Footage is emerging of mass carp spawning events in rivers across the Murray-Darling Basin in the wake of widespread flooding, raising fears of an ecological disaster in the making.
Federal agencies describe carp, which now make up 80-90% of fish biomass in the Basin, as ‘one of the worst introduced pest species in Australia’ due to their degradation of waterways.
“The impact of carp on habitat and water quality is one of the greatest ecological threats to native fish recovery and healthy rivers in the Basin,” said NSWIC CEO, Claire Miller.
“The number of carp spawning is jaw-dropping. It looks like the water is bubbling.
“We call on the authorities to act promptly. Carp control is essential to avoid these floods leaving a lasting legacy of ecological degradation for years to come thanks to carp in plague proportions.
Irrigator Matt Whittaker posted on social media, sharing that: “Every body of water whether it be the river or floodplain is chockers in Macquarie downstream of Gin Gin”.

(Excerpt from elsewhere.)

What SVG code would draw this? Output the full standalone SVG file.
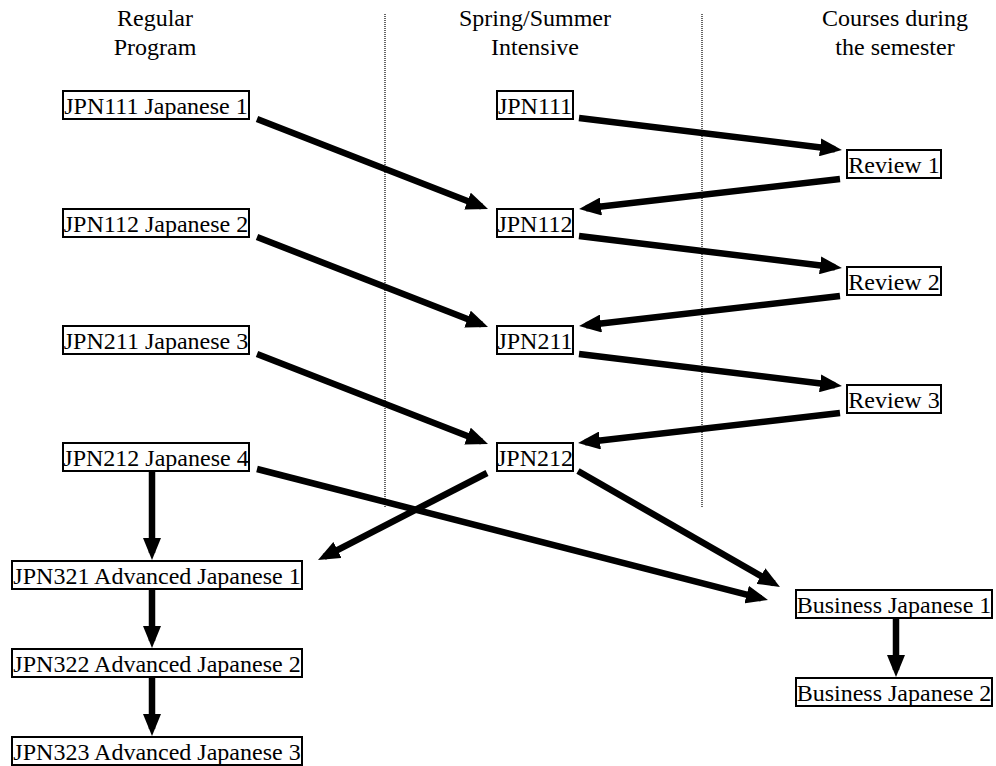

Meanwhile, in the southern Basin, irrigator Jeremy Morton posted footage of a small creek, saying: “This is just one little tiny spot, imagine how many countless billions have actually bred over the last few months, unbelievable.”

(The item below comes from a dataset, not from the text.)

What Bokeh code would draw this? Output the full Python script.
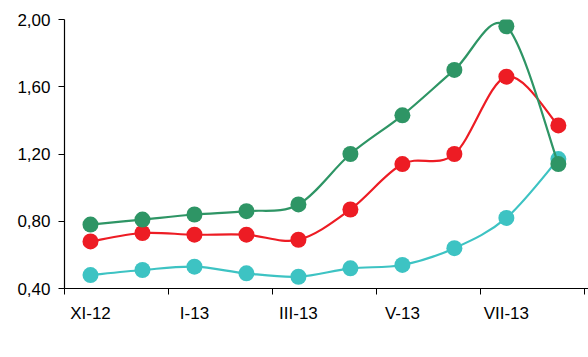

The event will put pressure on the Basin Ministerial Council to look past the simplistic ‘just add more water’ approach when it considers the next steps on the Murray-Darling Basin Plan.
The carp spawning follows hypoxic blackwater events across the Basin, in which deoxygenated water from widespread flooding caused fish deaths.

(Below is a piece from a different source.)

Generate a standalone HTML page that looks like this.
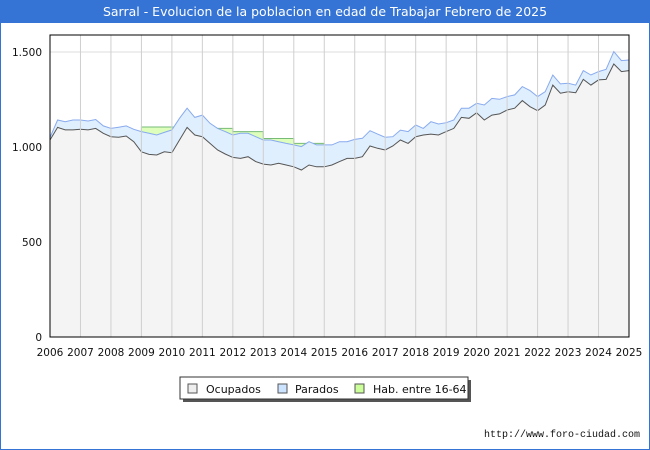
<!DOCTYPE html>
<html><head><meta charset="utf-8"><style>
body{margin:0;background:#fff;}
#wrap{position:relative;width:650px;height:450px;overflow:hidden;font-family:"DejaVu Sans","Liberation Sans",sans-serif;}
</style></head><body>
<div id="wrap">
<svg id="svg" width="650" height="450" xmlns="http://www.w3.org/2000/svg">
<rect x="0.5" y="0.5" width="649" height="449" fill="#fff" stroke="#3574d4" stroke-width="1"/>
<rect x="0" y="0" width="650" height="23" fill="#3574d4"/>
<text x="325" y="16" text-anchor="middle" font-size="12.5" fill="#fff">Sarral - Evolucion de la poblacion en edad de Trabajar Febrero de 2025</text>
<g id="grid"></g>
<g id="series"></g>
<g id="axes"></g>
<g>
<rect x="183" y="380" width="288" height="22" fill="#555"/>
<rect x="180" y="377" width="288" height="22" fill="#fff" stroke="#333" stroke-width="1"/>
<rect x="188" y="384" width="9" height="9" fill="#eee" stroke="#555"/>
<text x="206" y="393" font-size="11" fill="#111">Ocupados</text>
<rect x="278" y="384" width="9" height="9" fill="#cce4ff" stroke="#555"/>
<text x="295" y="393" font-size="11" fill="#111">Parados</text>
<rect x="355" y="384" width="9" height="9" fill="#ccff99" stroke="#555"/>
<text x="373" y="393" font-size="11" fill="#111">Hab. entre 16-64</text>
</g>
<text x="640" y="437" text-anchor="end" font-size="10" fill="#111" font-family="Liberation Mono, monospace">http://www.foro-ciudad.com</text>
</svg>
</div>
<script>
const years=[2006,2007,2008,2009,2010,2011,2012,2013,2014,2015,2016,2017,2018,2019,2020,2021,2022,2023,2024,2025];
const yTicks=[0,500,1000,1500];
const yTickLabels=["0","500","1.000","1.500"];
const startYear=2006, step=0.25;
const parados=[1050,1142,1133,1142,1142,1137,1145,1111,1098,1104,1111,1093,1081,1072,1063,1077,1090,1151,1204,1156,1168,1125,1098,1081,1063,1072,1072,1054,1037,1037,1028,1019,1011,1002,1028,1011,1011,1011,1028,1028,1040,1046,1086,1068,1051,1054,1089,1081,1116,1098,1133,1121,1128,1142,1204,1204,1230,1221,1256,1251,1265,1274,1318,1297,1265,1291,1379,1332,1335,1326,1402,1379,1397,1409,1502,1455,1458];
const ocupados=[1037,1103,1090,1090,1093,1090,1098,1072,1054,1051,1058,1028,975,961,958,975,970,1037,1103,1063,1054,1019,984,963,945,940,949,923,910,905,914,905,896,879,905,896,896,905,923,940,940,949,1005,993,984,1005,1037,1019,1054,1063,1068,1063,1081,1098,1156,1151,1180,1142,1168,1174,1195,1204,1244,1212,1191,1221,1326,1283,1291,1286,1356,1326,1353,1356,1437,1397,1402];
const habYears=[2006,2007,2008,2009,2010,2011,2012,2013,2014,2015,2016,2017,2018,2019,2020,2021,2022,2023,2024,2025];
const hab=[1000,1000,1000,1105,1105,1098,1081,1045,1019,1010,1000,1030,1060,1100,1150,1180,1220,1250,1300,1350];
const X0=50,X1=629,Y0=337,Y1=52;
const xs=t=>X0+(t-2006)/(2025-2006)*(X1-X0);
const ys=v=>Y0-v/1500*(Y0-Y1);
const NS="http://www.w3.org/2000/svg";
function mk(tag,attrs,parent){const e=document.createElementNS(NS,tag);for(const k in attrs)e.setAttribute(k,attrs[k]);parent.appendChild(e);return e;}
const grid=document.getElementById('grid'),ser=document.getElementById('series'),ax=document.getElementById('axes');
mk('rect',{x:X0,y:35,width:X1-X0,height:Y0-35,fill:'#fff'},grid);
yTicks.forEach((v,i)=>{
 if(v>0){const l=mk('line',{x1:X0,x2:X1,y1:ys(v),y2:ys(v),stroke:'#ddd'},grid);
 
 }
 const t=mk('text',{x:42,y:ys(v)+4,'text-anchor':'end','font-size':10.5,fill:'#111'},ax);
 t.textContent=yTickLabels[i];
 
 
});
const tt=i=>startYear+i*step;
let hp='M'+xs(habYears[0])+','+Y0;
habYears.forEach((yr,i)=>{const xe=i<habYears.length-1?habYears[i+1]:2025;hp+=' L'+xs(yr)+','+ys(hab[i])+' L'+xs(xe)+','+ys(hab[i]);});
const hf=mk('path',{d:hp+' L'+xs(2025)+','+Y0+' Z',fill:'#ddffbb',stroke:'#77bb77','stroke-width':1},ser);


function area(arr,fill,stroke,name){
 let d='M'+xs(tt(0))+','+Y0;
 arr.forEach((v,i)=>{d+=' L'+xs(tt(i)).toFixed(1)+','+ys(v).toFixed(1);});
 d+=' L'+xs(tt(arr.length-1))+','+Y0+' Z';
 const p=mk('path',{d:d,fill:fill,stroke:'none'},ser);
 
 
 let l='';arr.forEach((v,i)=>{l+=(i?' L':'M')+xs(tt(i)).toFixed(1)+','+ys(v).toFixed(1);});
 const q=mk('path',{d:l,fill:'none',stroke:stroke,'stroke-width':1},ser);
 
 
}
area(parados,'#e0effd','#88aaee','parados');
area(ocupados,'#f4f4f4','#555','ocupados');
years.forEach(yr=>{
 const x=xs(yr);
 if(yr>2006&&yr<2025){const l=mk('line',{x1:x,x2:x,y1:35,y2:Y0,stroke:'#cfcfcf'},ax);
 
 }
 const t=mk('text',{x:x,y:356,'text-anchor':'middle','font-size':10.5,fill:'#111'},ax);
 t.textContent=yr;
 
 
});
const b=mk('rect',{x:X0,y:35,width:X1-X0,height:Y0-35,fill:'none',stroke:'#000','stroke-width':1},ax);


</script>
</body></html>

“No amount of buybacks will fix the Basin’s biggest ecological threats, with rampant destructive feral species killing native species, wrecking their habitats and water quality,” said Ms Miller.
“If we are serious about looking after these important ecosystems, a health check would quickly reveal invasive species, degraded habitat and water quality should be the priorities for action.
More than 2100 billion litres of water have been taken out of irrigated agriculture (or over four Sydney Harbours). This has reduced diversions for farming, towns and industry from 35% of inflows to just 28%, well within global standards for a healthy level of water use.